Siamo in conclusione, Dio resta pensieroso , l’incontro con Teo, un dio uomo, l’ha turbato o forse non turbato ma gli ha aperto nuove possibilità: ora può aspirare ad imparare qualcosa di nuovo come arrampicarsi sugli alberi. Dio sembra ricercare la “pesantezza” fisica dell’essere umano, quella che gli permetta di non galleggiare, di non volare, di poter gestire il proprio peso fisico e metafisico direi.

Assistiamo, Kitty Crowther ci fa assistere incredibilmente, ad un vero e proprio ribaltamento di prospettiva in cui l’uomo recupera quella parte di divinità che gli è propria per il solo fatto di esser fatto ad immagine e somiglianza di Dio, e Dio si ridimensiona facendo i conti con ciò che non sa fare rispetto all’uomo.
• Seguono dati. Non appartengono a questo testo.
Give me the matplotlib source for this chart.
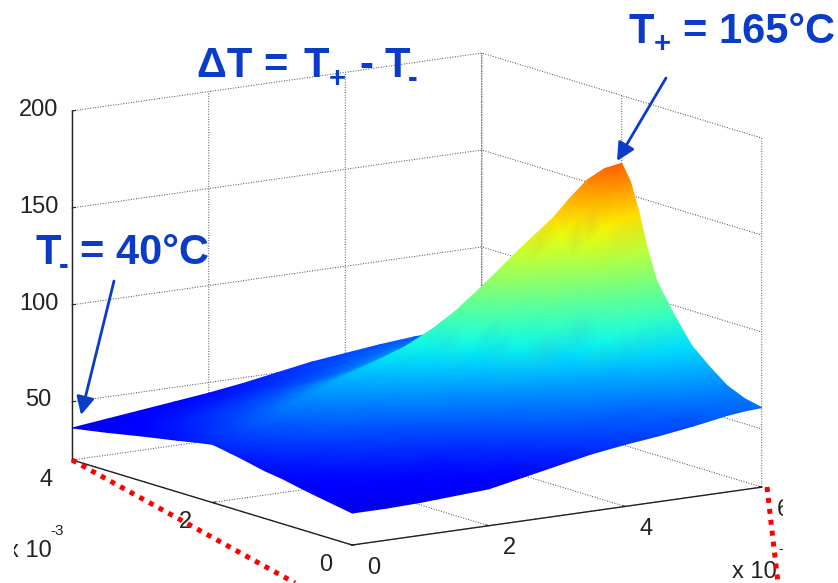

E se avete dubbi che questo sia uno, dei tanti, messaggi silenziosi che questo libro lascia andare, basteranno i risguardi a convincervi: in quello di apertura Dio è a sinistra e l’omino (con una pianta dietro che sembra proprio formare la silhouette di un paio d’ali ) a destra

Nel risguardo finale l’omino è a destra e Dio a sinistra, in entrambi i casi Dio ha le braccia conserte e guarda l’omino mentre Omino ha le braccia conserte ma guarda le piante… Traetene un po’ le conclusioni che preferite. Questo è un testo l’assenza di isotropia, come dice Roland Barthes, ci permette di entrare in ogni soglia e margine e crepa lasciate da testo e immagine ed accomodarci, o scomodarci, nelle esegesi ed interpretazioni più varie!